You placed the stars in the sky and You know them by name.
You are amazing God
All powerful, untameable,
Awestruck we fall to our knees as we humbly proclaim
You are amazing God
This is the first song that came to my mind that really describes how I feel right now.
God is truly amazing.
Have you ever been in a situation where you are just helpless. You feel like nothing is working out the way it should. You feel so sad….. and alone.
But it’s just you.
Nobody understands. No one.
And you cry and cry till you just can’t anymore. And you ask why. Why does this have to happen to me? Why me? Why now? Whyyyyyy?
This was me. A few months ago.
I felt like I was in a trance. No, really I was dreaming. This can’t be real. This can’t be happening to me at this crucial point in my life–Being admitted into the hospital a few days before exams. Professional exams.
Thinking about everything I went through that week, I’m truly in shock. I’ve never been so afraid in my life. So sure of no way out.
I remember looking at the exam paper and feeling like WTH! I literally didn’t know what to do. I didn’t read cause I was sick. I was sick, so I didn’t read. But I had to write this exam. I had to. No way I was giving up. I picked up my pen, answered the only 2 questions I could and then scribbled some jargon for the remaining 3. I probably spent more time staring at everything and everyone in the exam room, than in answering the questions.
And now. This is me. Here. Right now. Looking at the results…
Crying my eyes out, not because I failed, but because I didn’t.
I had honestly prepared myself for it. For the ‘scary’ outcome of it all. I knew that there was no way on earth I could pass. I was so convinced that I even just prayed to God to give me strength to take the results anyhow it was. Best case scenario, pass just 1 paper. There was no way I was passing all. It would take more than a miracle.
The one thing I didn’t prepare my mind for however was this….Passing.
Yet I did.
I PASSED! I PASSED !!!!
And I am so so so grateful to God.
I know that I did nothing spectacular. In fact, after seeing my name on the pass list, I figured it was probably a barely-made-it score of 50 or 51 or as they also like to call, a ‘let-my-people-go‘ score. But no. I passed sooooooo well it literally blew my mind. I’m in shock. I’m in awe. I’m SHOOKT people!!!
I honestly don’t know what went on behind the scenes. Whether it was a typo, or an angel that marked my paper. I don’t have the slightest clue. All I know is that thousands of people wrote that same exam and I am so privileged to be part of the few that passed. And for that I am eternally grateful to God Almighty.
The Bible says that we can never imagine how much God loves us. And right now, I see that. God’s love is so merciful and kind. It’s love that we don’t deserve, but we enjoy in abundance.
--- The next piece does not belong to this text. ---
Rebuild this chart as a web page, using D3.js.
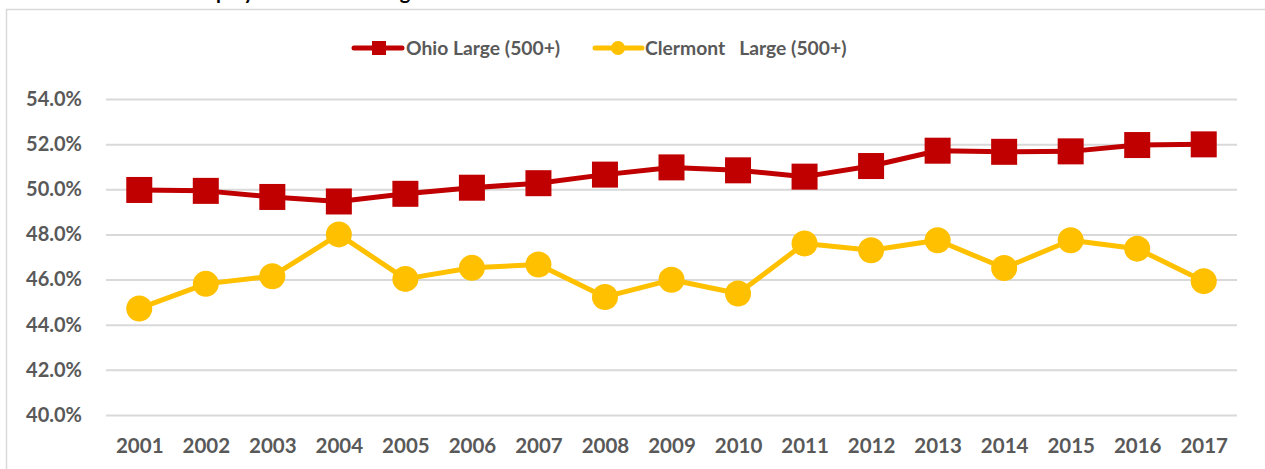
<!DOCTYPE html>
<html>
<head>
<meta charset="utf-8">
<script src="https://cdn.jsdelivr.net/npm/d3@7"></script>
<style>
  html, body { margin: 0; padding: 0; background: #fff; overflow: hidden; }
  svg { display: block; font-family: Lato, "Open Sans", sans-serif; }
</style>
</head>
<body>
<svg id="chart" width="1265" height="469"></svg>
<script>
const years = ["2001","2002","2003","2004","2005","2006","2007","2008","2009","2010","2011","2012","2013","2014","2015","2016","2017"];
const ohioLarge = [49.97, 49.93, 49.66, 49.46, 49.80, 50.07, 50.27, 50.65, 50.97, 50.84, 50.56, 51.03, 51.71, 51.66, 51.68, 51.96, 51.99];
const clermontLarge = [44.72, 45.81, 46.15, 48.00, 46.03, 46.52, 46.67, 45.23, 45.99, 45.38, 47.60, 47.30, 47.74, 46.51, 47.74, 47.37, 45.93];
const yTicks = [40, 42, 44, 46, 48, 50, 52, 54];
const seriesNames = ["Ohio Large (500+)", "Clermont   Large (500+)"];
const titleText = "Employment Rate in Large Establishments";

const svg = d3.select("#chart");
const textColor = "#595959";
const gridColor = "#d9d9d9";
const red = "#C00000";
const yellow = "#FFC000";

// chart border (extends past the visible window)
svg.append("rect")
  .attr("x", 6.5).attr("y", 9.5)
  .attr("width", 1400).attr("height", 600)
  .attr("fill", "none").attr("stroke", gridColor).attr("stroke-width", 1.5);

// title, cut off by the top edge as in the reference
svg.append("text")
  .attr("x", 188).attr("y", -1)
  .attr("font-size", 20).attr("font-weight", "bold")
  .attr("fill", "#000")
  .text(titleText);

const x = d3.scalePoint().domain(years).range([106, 1237]).padding(0.5);
const y = d3.scaleLinear().domain([40, 54]).range([415, 99]);

// gridlines + y labels
const yAxis = d3.axisLeft(y).tickValues(yTicks)
  .tickSize(-(1237 - 106)).tickPadding(24)
  .tickFormat(d => d3.format(".1f")(d) + "%");
const gy = svg.append("g").attr("transform", "translate(106,0)").call(yAxis);
gy.select(".domain").remove();
gy.selectAll(".tick line").attr("stroke", gridColor).attr("stroke-width", 2);
gy.selectAll(".tick text")
  .attr("fill", textColor).attr("font-size", 20).attr("font-weight", "bold")
  .attr("font-family", "Lato, sans-serif");

const xAxis = d3.axisBottom(x).tickSize(0).tickPadding(23);
const gx = svg.append("g").attr("transform", "translate(0,415)").call(xAxis);
gx.select(".domain").remove();
gx.selectAll(".tick text")
  .attr("fill", textColor).attr("font-size", 20.5).attr("font-weight", "bold")
  .attr("font-family", "Lato, sans-serif");

const line = d3.line().x((d, i) => x(years[i])).y(d => y(d));

// Ohio series
svg.append("path").datum(ohioLarge)
  .attr("d", line).attr("fill", "none")
  .attr("stroke", red).attr("stroke-width", 5).attr("stroke-linejoin", "round");
const sq = 26;
svg.append("g").selectAll("rect").data(ohioLarge).join("rect")
  .attr("x", (d, i) => x(years[i]) - sq / 2)
  .attr("y", d => y(d) - sq / 2)
  .attr("width", sq).attr("height", sq)
  .attr("fill", red);

// Clermont series
svg.append("path").datum(clermontLarge)
  .attr("d", line).attr("fill", "none")
  .attr("stroke", yellow).attr("stroke-width", 5).attr("stroke-linejoin", "round");
svg.append("g").selectAll("circle").data(clermontLarge).join("circle")
  .attr("cx", (d, i) => x(years[i]))
  .attr("cy", d => y(d))
  .attr("r", 13)
  .attr("fill", yellow);

// legend
const lg = svg.append("g");
const legendY = 48;
const legendFont = 19.3;
lg.append("line").attr("x1", 354).attr("x2", 402).attr("y1", legendY).attr("y2", legendY)
  .attr("stroke", red).attr("stroke-width", 5).attr("stroke-linecap", "round");
lg.append("rect").attr("x", 379 - 7).attr("y", legendY - 7).attr("width", 14).attr("height", 14).attr("fill", red);
lg.append("text").attr("x", 406).attr("y", legendY).attr("dy", "0.35em")
  .attr("font-size", legendFont).attr("font-weight", "bold").attr("fill", textColor)
  .text(seriesNames[0]);
lg.append("line").attr("x1", 595).attr("x2", 642).attr("y1", legendY).attr("y2", legendY)
  .attr("stroke", yellow).attr("stroke-width", 5).attr("stroke-linecap", "round");
lg.append("circle").attr("cx", 618).attr("cy", legendY).attr("r", 7).attr("fill", yellow);
lg.append("text").attr("x", 645).attr("y", legendY).attr("dy", "0.35em")
  .attr("font-size", legendFont).attr("font-weight", "bold").attr("fill", textColor)
  .style("white-space", "pre")
  .text(seriesNames[1]);
</script>
</body>
</html>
I know deep down that I did nothing to get what I have today.
I know I’m probably not the smartest person in class. Yes, God has given me brains and all but I don’t excel because I’m suppperrrr smart. Most times I don’t feel smart in class because there are a lot of people that answer questions at lightening speed when the teacher asks. Or others that can solve maths and finance questions in a flash with spot on accuracy. But that doesn’t really move me. It honestly doesn’t. I know that my success will always, always, be attributed to God because its actually been God all the way. My grades, certificates, everything. He’s been my driving force.
So I’m here to talk to you. Yes you reading this. Is there something that has been bothering you for a while. A test, exam, interview, task, whatever. I’m here to tell you leave it to Jesus.
God can do anything.
I am telling you from experience. He can shock you out of your bones. He can turn a situation of certain doom and gloom into pure happiness and joy. All you need to do is ask Him to help you first. You need to talk to him. Tell him what’s on your mind. Ask for his help. Have him in the center of your work, career, school and family and then, watch him surprise you.